2. Heaven Hill vodka and cases of Keystone. Thinking about that makes me puke in my mouth a little.
3. Clothing from Express. We would spend hours at Express because one of my friends had an Express card and that was the only place we could shop because we were broke-ass bitches. We would buy low rise jeans with little to no in-seam and teeny tiny denim skirts that had the pockets sticking out the bottom. And gaucho pants. Because those were da bomb back then. The early 2000’s were not a good time for fashion.
4. Food. We all had meal plans but most of our parents bought us two meals a day that we should have been responsible with and portioned daily. Instead we used all our meals at the beginning of the week and had to actually buy food on the weekends. This was before the time of debit cards and the Wendy’s by campus would still take checks in the drive-thru. I remember going to eat there, writing a check, then having to pick up a shift bartending at TGI Friday’s so my check for $2.12 wouldn’t bounce on Monday.
5. Highlights and silver eyeshadow. Chunky highlights were EVERYTHING in college. Along with too much foundation, chokers, hair straighteners and black eyeliner.
6. CDs. As in compact discs. And of course the visor holder for your favorite Mix CDs with the songs you illegally downloaded from Napster and literally took 3 days, 8 hours and 41 minutes to download.
During this difficult/carefree time in my life, I invented the Change Jar. It all came about one day when I cleaned out my disgustingly dirty 1996 gold Taurus, appropriately named Tauri the Taurus.
Note: Tauri’s windshield wipers stopped working when you turned on your left blinker. So if it was raining I had to risk not using my turn signal or not being able to see while turning. Hahaha.
When I really got in between the seats and under all the half empty water bottles, I had loads of change! I found an empty glass jar in my car, I don’t know why it was there, and put all the change in it.
I had probably never cleaned out my car, because I think I found about $30 in quarters.
I was proud of my change jar and carried it in my oversized purse with me everywhere I went. I would treat my friends to McDoubles at McDonald’s at 2 am. Or pay the cover charge for all you can drink night at Brew Co. All in change.
My friends also started to place their change in the money jar, because they knew it was more like a poor college kid emergency fund.

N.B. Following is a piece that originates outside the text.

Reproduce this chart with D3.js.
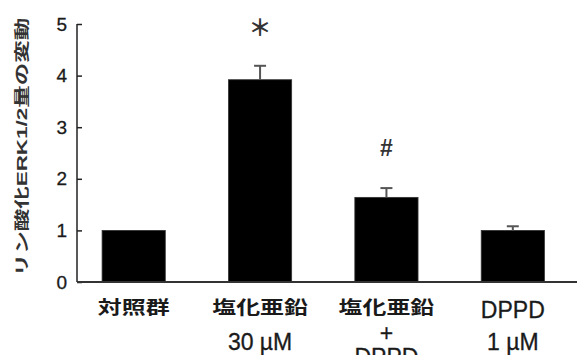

The change jar made it to a lot of bars, tailgates and even took a couple trips to the bowling alley.

I don’t know what happened to the change jar. It is probably in a box in my mom’s attic. No, Mom, I will not remove all of my old stuff from your attic even though I am now 35 years old.
I do remember all the joy the Change Jar brought to our lives. I remember how excited someone would be when they said they couldn’t go out because they were broke. And we would pull out the change jar and let them know that no one was allowed to sit at home when we had a jar worth $36.92. Keystone for the night on the change jar!
The change jar was also with us in Panama on Spring Break our freshman year when our hotel caught on fire and we had to evacuate. That was an interesting trip.
There was really no point to this blog post except that it makes me laugh to think back to those days.
If you read this far, I applaud you.